South Korea is quietly reshaping its defense philosophy—and it has implications for technology partnerships across the Indo-Pacific. President Lee Jae-myung's recent emphasis on self-reliant defense (자주국방) signals a strategic recalibration that goes beyond traditional military posturing, touching everything from AI weapons systems to defense manufacturing.
The Autonomy Question in Modern Defense
When Korean leaders invoke "self-reliant defense," they're not rejecting the US alliance. Rather, they're articulating a uncomfortable truth: over-dependence on any single military partner creates strategic vulnerability. For South Korea, sandwiched between China's rising military capabilities and North Korea's persistent threats, this means investing heavily in indigenous defense technologies—including AI-driven systems for command and control, surveillance, and autonomous weapons platforms.

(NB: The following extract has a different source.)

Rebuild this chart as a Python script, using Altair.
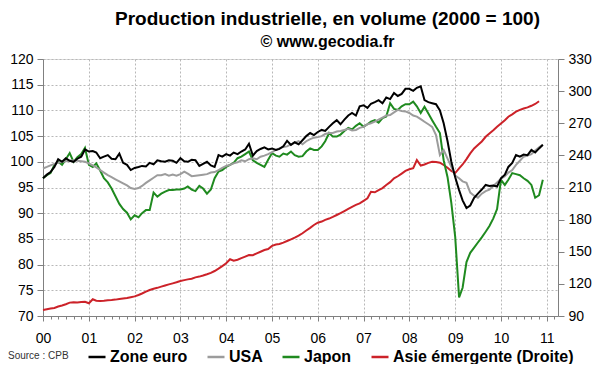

The push to recover operational control during wartime (currently shared with the US under a combined command structure) reflects deeper anxieties. What happens if US attention pivots elsewhere? What if supply chains break? These aren't paranoid questions—they're the strategic calculations that drive $60+ billion annual defense budgets.
Why Tech Companies Should Pay Attention
South Korea's defense autonomy agenda creates a surge in domestic demand for advanced AI, semiconductors, and cybersecurity solutions. Companies like Samsung, LG, and Hanwha are already competing fiercely for defense contracts that would have previously defaulted to American suppliers. This isn't just procurement—it's infrastructure transformation.
For international tech firms, the lesson is clear: South Korean defense modernization is becoming a testbed for next-generation military AI. The country's strengths in semiconductor fabrication and software development position it as both a critical supplier and a demanding customer. Understanding this shift matters for anyone tracking defense tech trends globally.
The Alliance Remains, But Terms Are Shifting
Korea's pivot doesn't mean abandoning the US partnership—quite the opposite. A more capable, self-sufficient South Korean military actually strengthens the alliance by reducing burden-sharing complaints and creating a more equal partnership. What's changing is the psychology: Seoul increasingly sees itself as a technology innovator in defense, not merely a consumer of American systems.
This has ripple effects. Japanese defense planners are watching carefully. Taiwan is taking notes. Even European defense ministers recognize that Korean expertise in autonomous systems and AI-driven logistics could reshape regional security architectures.
Key Takeaway: South Korea's emphasis on strategic autonomy reflects a maturing defense-tech ecosystem. For global investors and analysts, this signals growing opportunities in Korean defense innovation—and a shifting balance of capabilities within the US-led security architecture in Asia.